Tuesday, March 9, 2010

Go Fish!

I am a fish, in more ways than one.

Like a fish, I swam.  While there were no hopes for Olympic gold, swimming was a major part of my life. The saying, “You don’t know what you got till you lost it” is true for me in this case.  I recall finding solace in the stillness of being alone in the water, to relax, I sat close-eyed at the bottom of a pool.  In a meditation pose, I try to tune out, for as long as I can hold my breath, the muted sounds coming from above.  

I competed in swimming. When time came that I passed the teen years of hyper metabolism, and I needed to start exercising, swimming was the one form of exercise I liked and could stick with.  Alas, I live to swim another day.

Dermatologists always advise to keep the skin moist with lotions and creams.  The chlorine in the water, dries my skin.  The docile germaphobe in me, thinks of who swam there and if there was something in the water that I could catch more readily because I might have an open lesion I wasn’t aware of.  Too much sun was another no-no.  Only fifteen to 20 minutes a day is recommended.  That is not even enough time to do a warm up, much less swim laps.  As I pass the condo complex’ pool on my way to get the mail, I look at it longingly, and yearn for the day I could get one of those exercise pools and fill it with regular water and Dead Sea salts. 

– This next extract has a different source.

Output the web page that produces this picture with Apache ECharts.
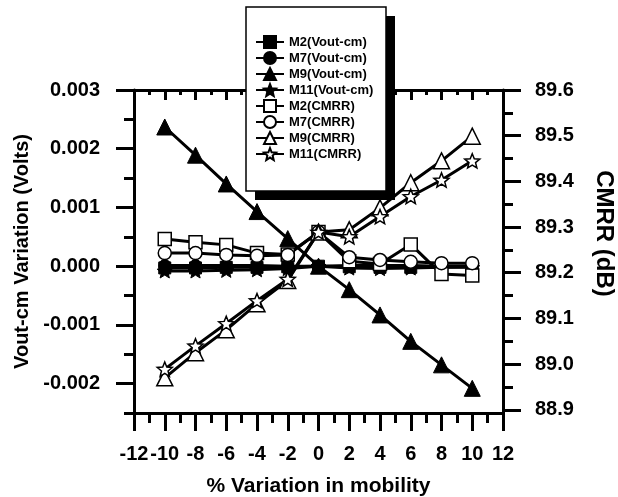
<!DOCTYPE html>
<html><head><meta charset="utf-8">
<script src="https://cdn.jsdelivr.net/npm/echarts@6/dist/echarts.min.js"></script>
<style>html,body{margin:0;padding:0;background:#fff}#c{width:618px;height:497px}</style>
</head><body><div id="c"></div>
<script>
// ---- data ----
const mobility = [-10, -8, -6, -4, -2, 0, 2, 4, 6, 8, 10];
const m2Vout  = [-0.00003, -0.00003, -0.00002, -0.00002, -0.00001, 0, -0.00001, -0.00002, -0.00002, -0.00002, -0.00001];
const m7Vout  = [0.00001, 0.00001, 0.00001, 0.00001, 0, 0, 0.00001, 0.00001, 0.00001, 0, 0];
const m9Vout  = [0.00237, 0.00189, 0.00140, 0.00093, 0.00047, 0, -0.00040, -0.00083, -0.00128, -0.00168, -0.00208];
const m11Vout = [-0.00008, -0.00008, -0.00007, -0.00006, -0.00004, 0, -0.00003, -0.00004, -0.00003, -0.00002, -0.00002];
const m2Cmrr  = [89.274, 89.267, 89.261, 89.243, 89.240, 89.289, 89.225, 89.219, 89.262, 89.197, 89.194];
const m7Cmrr  = [89.243, 89.243, 89.239, 89.237, 89.239, 89.289, 89.234, 89.228, 89.224, 89.221, 89.221];
const m9Cmrr  = [88.970, 89.025, 89.075, 89.132, 89.183, 89.289, 89.294, 89.342, 89.397, 89.445, 89.499];
const m11Cmrr = [88.989, 89.040, 89.089, 89.139, 89.186, 89.289, 89.279, 89.323, 89.367, 89.403, 89.445];
const seriesNames = ['M2(Vout-cm)', 'M7(Vout-cm)', 'M9(Vout-cm)', 'M11(Vout-cm)', 'M2(CMRR)', 'M7(CMRR)', 'M9(CMRR)', 'M11(CMRR)'];
const leftTicks  = [-0.002, -0.001, 0, 0.001, 0.002, 0.003];
const leftMinor  = [-0.0025, -0.0015, -0.0005, 0.0005, 0.0015, 0.0025];
const rightTicks = [88.9, 89.0, 89.1, 89.2, 89.3, 89.4, 89.5, 89.6];
const rightMinor = [88.95, 89.05, 89.15, 89.25, 89.35, 89.45, 89.55];

// ---- styling ----
const FONT = "'Liberation Sans', Arial, sans-serif";
const STAR = 'path://M50 0 L62.9 32.2 L97.55 34.55 L70.9 56.8 L79.39 90.45 L50 72 L20.61 90.45 L29.1 56.8 L2.45 34.55 L37.1 32.2 Z';
const pairs = arr => mobility.map((x, i) => [x, arr[i]]);
const filled = { color: '#000', borderColor: '#000', borderWidth: 1 };
const open = { color: '#fff', borderColor: '#000', borderWidth: 1.5 };
function mk(name, arr, yIdx, symbol, size, style) {
  return {
    name, type: 'line', xAxisIndex: 0, yAxisIndex: yIdx, data: pairs(arr),
    symbol, symbolSize: size, symbolKeepAspect: true, showAllSymbol: true,
    lineStyle: { color: '#000', width: 3 }, itemStyle: style,
    emphasis: { disabled: true }, animation: false
  };
}
const axisLine = { show: true, onZero: false, lineStyle: { color: '#000', width: 3 } };
const noLine = { show: false, onZero: false };
const lbl = { color: '#000', fontFamily: FONT, fontWeight: 'bold', fontSize: 20 };

const chart = echarts.init(document.getElementById('c'), null, { renderer: 'canvas' });
chart.setOption({
  backgroundColor: '#fff',
  animation: false,
  grid: { left: 134, right: 115, top: 90, bottom: 84, containLabel: false, outerBoundsMode: 'none' },
  graphic: [
    { type: 'rect', z: 3, shape: { x: 255, y: 16, width: 140, height: 184 }, style: { fill: '#000' } },
    { type: 'rect', z: 3, shape: { x: 246, y: 7, width: 140, height: 184 }, style: { fill: '#fff', stroke: '#000', lineWidth: 1.5 } }
  ],
  legend: {
    data: seriesNames, orient: 'vertical', left: 255, top: 35, z: 5,
    padding: 0, itemWidth: 28, itemHeight: 15, itemGap: 2,
    selectedMode: false,
    textStyle: { color: '#000', fontFamily: FONT, fontWeight: 'bold', fontSize: 13 }
  },
  xAxis: [
    {
      type: 'value', position: 'bottom', min: -12, max: 12, interval: 2,
      axisLine, splitLine: { show: false },
      axisTick: { show: true, inside: false, length: 18, lineStyle: { color: '#000', width: 3 } },
      minorTick: { show: true, splitNumber: 2, length: 10, lineStyle: { color: '#000', width: 3 } },
      axisLabel: Object.assign({ margin: 31 }, lbl),
      name: '% Variation in mobility', nameLocation: 'middle', nameGap: 63,
      nameTextStyle: { color: '#000', fontFamily: FONT, fontWeight: 'bold', fontSize: 21 }
    },
    {
      type: 'value', position: 'top', min: -12, max: 12, interval: 2,
      axisLine, splitLine: { show: false },
      axisTick: { show: true, inside: true, length: 10, lineStyle: { color: '#000', width: 3 } },
      minorTick: { show: true, splitNumber: 2, length: 5, lineStyle: { color: '#000', width: 3 } },
      axisLabel: { show: false }
    }
  ],
  yAxis: [
    {
      type: 'value', position: 'left', min: -0.0025, max: 0.003,
      axisLine, splitLine: { show: false },
      axisTick: { show: true, length: 18, customValues: leftTicks, lineStyle: { color: '#000', width: 3 } },
      axisLabel: Object.assign({ margin: 34, customValues: leftTicks, formatter: v => v.toFixed(3) }, lbl),
      name: 'Vout-cm Variation (Volts)', nameLocation: 'middle', nameGap: 102, nameRotate: 90,
      nameTextStyle: { color: '#000', fontFamily: FONT, fontWeight: 'bold', fontSize: 20 }
    },
    {
      type: 'value', position: 'right', min: 88.893, max: 89.6,
      axisLine, splitLine: { show: false },
      axisTick: { show: true, length: 18, customValues: rightTicks, lineStyle: { color: '#000', width: 3 } },
      axisLabel: Object.assign({ margin: 32, customValues: rightTicks, formatter: v => v.toFixed(1) }, lbl),
      name: 'CMRR (dB)', nameLocation: 'middle', nameGap: 89, nameRotate: -90,
      nameTextStyle: { color: '#000', fontFamily: FONT, fontWeight: 'bold', fontSize: 24, padding: [0, 36, 0, 0] }
    },
    {
      type: 'value', position: 'left', min: -0.0025, max: 0.003,
      axisLine: noLine, splitLine: { show: false },
      axisTick: { show: true, length: 10, customValues: leftMinor, lineStyle: { color: '#000', width: 3 } },
      axisLabel: { show: false }
    },
    {
      type: 'value', position: 'right', min: 88.893, max: 89.6,
      axisLine: noLine, splitLine: { show: false },
      axisTick: { show: true, length: 10, customValues: rightMinor, lineStyle: { color: '#000', width: 3 } },
      axisLabel: { show: false }
    }
  ],
  series: [
    mk(seriesNames[0], m2Vout, 0, 'rect', 12, filled),
    mk(seriesNames[1], m7Vout, 0, 'circle', 12, filled),
    mk(seriesNames[2], m9Vout, 0, 'triangle', 16, filled),
    mk(seriesNames[3], m11Vout, 0, STAR, 15, filled),
    mk(seriesNames[4], m2Cmrr, 1, 'rect', 13, open),
    mk(seriesNames[5], m7Cmrr, 1, 'circle', 13, open),
    mk(seriesNames[6], m9Cmrr, 1, 'triangle', 16, open),
    mk(seriesNames[7], m11Cmrr, 1, STAR, 15, open)
  ]
});
</script>
</body></html>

When I get back in the water, it will probably be like what they say about riding a bike. While my parents still keep trophies and medals won from swim meets of much younger years, I am left trying to remember the feel of water gliding on my skin as I swam laps.  All of that, is resigned to a very distant past, under the chapter of – “Another Version Of Me and All The Things I Used To Do”.

Like a fish, I am scaly.  Depending on the season, the current treatment, and, my stress levels, Psoriasis makes me shed skin faster than people without it.  Normally, skin cells mature and shed from the surface of the body. This process takes about four weeks vs. three to four days for people with Psoriasis. My body’s over-active immune system produces skin too fast, which leaves me with silvery, patches of skin, a.k.a. scales.  

At the first major onslaught of the symptoms, I had a helmet of scales covering my whole scalp.  It looked like dandruff – only the worst you’ve ever seen.  My whole scalp moved when I raised my eyebrows.  At that time, on a two-week tour of several European countries with my family, I could not help but leave my DNA in every hotel room, and in and around every chair I sat in.  Much like Hansel and Gretel leaving crumbs to find their way home, I imagine I left a trail of shed skin everywhere I went.  The “helmet” made my scalp itchy and I had to grit my teeth and bear it, otherwise I might remind you of a dog with a bad flea infestation.  Scratching also loosened the scales’ hold on my skin and would inevitably cause it to pop up, float and dangle from the strands of my hair.

During college, I would speak with the professors in private and request permission to wear a hat in their class.  I told them that I was not trying to be fashionable nor rude but that I had a condition which symptoms, I wanted to hide.  Hats hid the scales on my scalp and the red patches on my forehead.

Like a fish (out of water), I feel out-of-place.  At functions and get togethers, a constant thread of thought fills my head.  Inquiries: Is that red patch on my forehead visible to this person I’m speaking with? Did I put enough concealer on it?  Is the light catching that scaly part near my hairline?  Did I scratch on the way here?  Is there a dandruff on my hair? Is there snow on my shoulders? Did they see the red area when I shook their hand?  It’s unending.

Currently, only a few people know of my condition.  My confidence level is low.  A lady I met at a recent seminar held by the NPF (National Psoriasis Foundation), shared with me stories of how she reacts when someone acts negatively to her skin’s condition.  I realized I do not need to hide, but doubt that I can be confident enough in myself to put people in their place. 

You see, while psoriasis is not the same as having lost one’s eyesight, hearing, a limb, in some cases it is just as debilitating.  As we were taught not to stare and to treat disabled people with consideration and as our equals, so should we regard people with Psoriasis.  However, for as long as there are many like me who suffer in silence, hide the symptoms, and not speak for themselves, there will not be awareness for the disease.  With ignorance comes fear – Is it contagious? No.

While other people, diagnosed or not, with the same skin disorder as I, with symptoms even worse than mine, have accepted themselves, I find it hard.  I am trying.